Setting up your project

When you create a new VIP project and try to generate the prolog "glue" to the SAPI COM, the code generated is not perfect. You will have noticed in the forum that this is not a trivial task, and everyone seems to write their COMs differently. So Thomas has provided the tidied-up code here:

So first generate the faulty COM code using the IDE (at the point where you add the DLL to the project) so that all the folders and classes are created, and then overwrite these files with the correct code in Windows explorer,

Dictation versus Commands

Briefly, SAPI works in two modes. One is dictation - a "free form" mode for dictating letters etc. SAPI does a reasonable job. I have not yet discovered any training mode. The second mode is "command mode" whereby SAPI is provided with a grammar that makes it easier for it to understand, since there is a restricted limited number of words to work with. If you give it a grammar such as:

  • "turn red"
  • "turn blue"

it will totally ignore the command if you say "turn yellow" - the callback function is not called at all.

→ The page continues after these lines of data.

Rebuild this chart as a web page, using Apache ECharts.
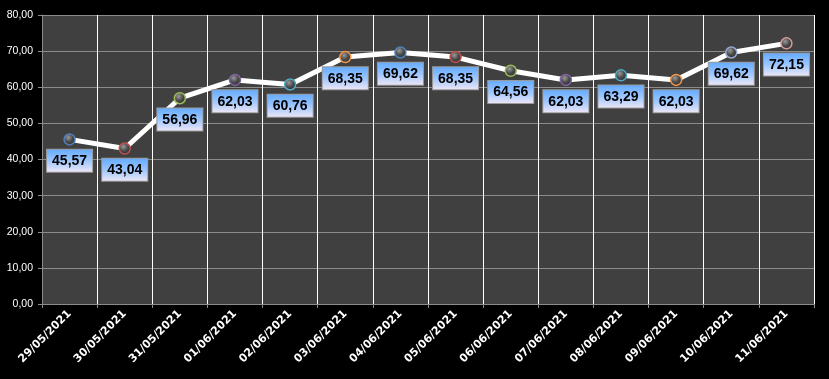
<!DOCTYPE html>
<html><head><meta charset="utf-8">
<script src="https://cdn.jsdelivr.net/npm/echarts@6/dist/echarts.min.js"></script>
<style>html,body{margin:0;padding:0;background:#000}#c{width:829px;height:379px}</style>
</head><body><div id="c"></div>
<script>
const categories = ['29/05/2021','30/05/2021','31/05/2021','01/06/2021','02/06/2021','03/06/2021','04/06/2021','05/06/2021','06/06/2021','07/06/2021','08/06/2021','09/06/2021','10/06/2021','11/06/2021'];
const values = [45.57,43.04,56.96,62.03,60.76,68.35,69.62,68.35,64.56,62.03,63.29,62.03,69.62,72.15];
const ringColors = ['#4f81bd','#c0504d','#9bbb59','#8064a2','#4bacc6','#f79646','#4f81bd','#c0504d','#9bbb59','#8064a2','#4bacc6','#f79646','#95a9cf','#d69c9b'];
const yTicks = {min:0, max:80, interval:10};

const fmt = v => v.toFixed(2).replace('.', ',');
const chart = echarts.init(document.getElementById('c'));
const sphere = new echarts.graphic.RadialGradient(0.4, 0.35, 0.7, [
  {offset:0, color:'#9a9a9a'},{offset:0.5, color:'#4a4a4a'},{offset:1, color:'#2a2a2a'}]);
chart.setOption({
  backgroundColor:'#000',
  animation:false,
  grid:{left:42, right:15, top:15, bottom:75, show:true, backgroundColor:'#404040', borderWidth:0},
  xAxis:{type:'category', data:categories, boundaryGap:true,
    axisLine:{lineStyle:{color:'#8c8c8c'}},
    axisTick:{show:true, alignWithLabel:false, length:4, lineStyle:{color:'#8c8c8c'}},
    splitLine:{show:true, lineStyle:{color:'#ffffff', width:1}},
    axisLabel:{color:'#fff', rotate:45, fontSize:11, fontFamily:'DejaVu Sans', fontWeight:'bold', margin:8, interval:0}},
  yAxis:{type:'value', min:yTicks.min, max:yTicks.max, interval:yTicks.interval,
    axisLine:{show:true, lineStyle:{color:'#8c8c8c'}},
    axisTick:{show:true, length:4, lineStyle:{color:'#8c8c8c'}},
    splitLine:{lineStyle:{color:'#8c8c8c', width:1}},
    axisLabel:{color:'#fff', fontSize:10.5, fontFamily:'Liberation Sans', margin:9, formatter:v=>fmt(v)}},
  series:[{type:'line', data:values.map((v,i)=>({value:v, itemStyle:{borderColor:ringColors[i]}})),
    lineStyle:{color:'#ffffff', width:5},
    symbol:'circle', symbolSize:11,
    itemStyle:{color:sphere, borderWidth:1.5},
    label:{show:true, position:'bottom', distance:4, formatter:p=>fmt(p.value),
      color:'#000', fontSize:14, fontWeight:'bold', fontFamily:'Liberation Sans', lineHeight:15,
      padding:[4,5,3,5], borderColor:'#9a9a9a', borderWidth:1,
      backgroundColor:new echarts.graphic.LinearGradient(0,0,0,1,[{offset:0,color:'#62aaff'},{offset:0.5,color:'#9cc6ff'},{offset:1,color:'#f2e8f6'}])}
  }]
});
</script></body></html>
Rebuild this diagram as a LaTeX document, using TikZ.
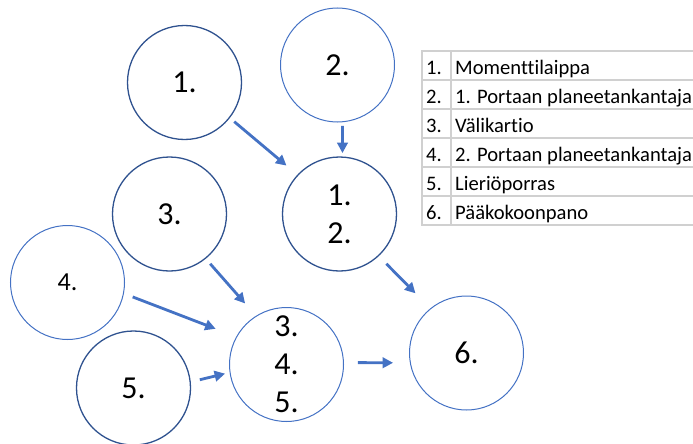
\documentclass[tikz,border=0pt]{standalone}
\usepackage{fontspec}
\setmainfont{Carlito}[Ligatures=NoCommon]
\usetikzlibrary{arrows.meta}
\definecolor{accdark}{HTML}{2F528F}
\definecolor{acc}{HTML}{4472C4}
\definecolor{gridgray}{HTML}{D0D0D0}

\begin{document}
\begin{tikzpicture}[x=1pt,y=-1pt,
  part/.style={circle, minimum size=114pt, inner sep=0pt, outer sep=0pt,
    font=\fontsize{32}{38}\selectfont, align=center},
  dark/.style={part, draw=accdark, line width=1.3pt},
  light/.style={part, draw=acc, line width=1pt},
  flow/.style={draw=acc, line width=2.8pt, -{Triangle[length=10.5pt,width=10.5pt]}},
  cell/.style={anchor=base west, inner sep=0pt, font=\fontsize{20.6}{24}\selectfont},
  gridline/.style={draw=gridgray, line width=1.2pt}
]
\useasboundingbox (0,0) rectangle (693,444);
\clip (0,0) rectangle (693,444);

% assembly steps
\node[dark]  (c1)   at (184.5,82.5) {1.};
\node[light] (c2)   at (337.5,65)   {2.};
\node[dark]  (c12)  at (339.5,214)  {1.\\2.};
\node[dark]  (c3)   at (169.5,214)  {3.};
\node[light, font=\fontsize{26}{30}\selectfont] (c4) at (67.5,282.5) {4.};
\node[dark]  (c5)   at (133.5,388)  {5.};
\node[light] (c345) at (286.5,364.5) {3.\\4.\\5.};
\node[light] (c6)   at (466.5,353)  {6.};

% flow between steps
\draw[flow, shorten <=6.3pt,  shorten >=14.8pt] (c1.-38.6)  -- (c12.137);
\draw[flow, shorten <=4.2pt,  shorten >=4pt]    (c2.-85.8)  -- (c12.87.7);
\draw[flow, shorten <=11.3pt, shorten >=21.6pt] (c12.-47.1) -- (c6.129);
\draw[flow, shorten <=7.3pt,  shorten >=16.9pt] (c3.-51)    -- (c345.122.3);
\draw[flow, shorten <=9.9pt,  shorten >=22.5pt] (c4.-11.6)  -- (c345.151);
\draw[flow, shorten <=9.9pt,  shorten >=5.1pt]  (c5.6)      -- (c345.-172.1);
\draw[flow, shorten <=14.5pt, shorten >=17.3pt] (c345.2)    -- (c6.-170.4);

% legend table
\draw[gridline] (422,51) rectangle (705,225);
\foreach \yy in {80,109,138,167,196} \draw[gridline] (422,\yy) -- (705,\yy);
\draw[gridline] (451,51) -- (451,225);
\foreach \n/\txt [count=\k from 0] in {1/Momenttilaippa,2/1. Portaan planeetankantaja,3/Välikartio,4/2. Portaan planeetankantaja,5/Lieriöporras,6/Pääkokoonpano} {
  \node[cell] (num\n)  at (426, {51+29*\k+23.3}) {\n.};
  \node[cell] (name\n) at (455, {51+29*\k+23.3}) {\txt};
}
\end{tikzpicture}
\end{document}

The grammar file required (if you don't want dictation) is an XML file. The help file for writing an XML grammar file is provided in the download above. The rules for writing the XML file are straightforward, and for simple grammars the XML is easy to write. But if you get something wrong (even though the XML structure itself is correct), you will get an exception when your program loads and compiles it(the SAPI engine compiles the XML).

The grammar file can have a rule saying "dictation" (free form) is expected.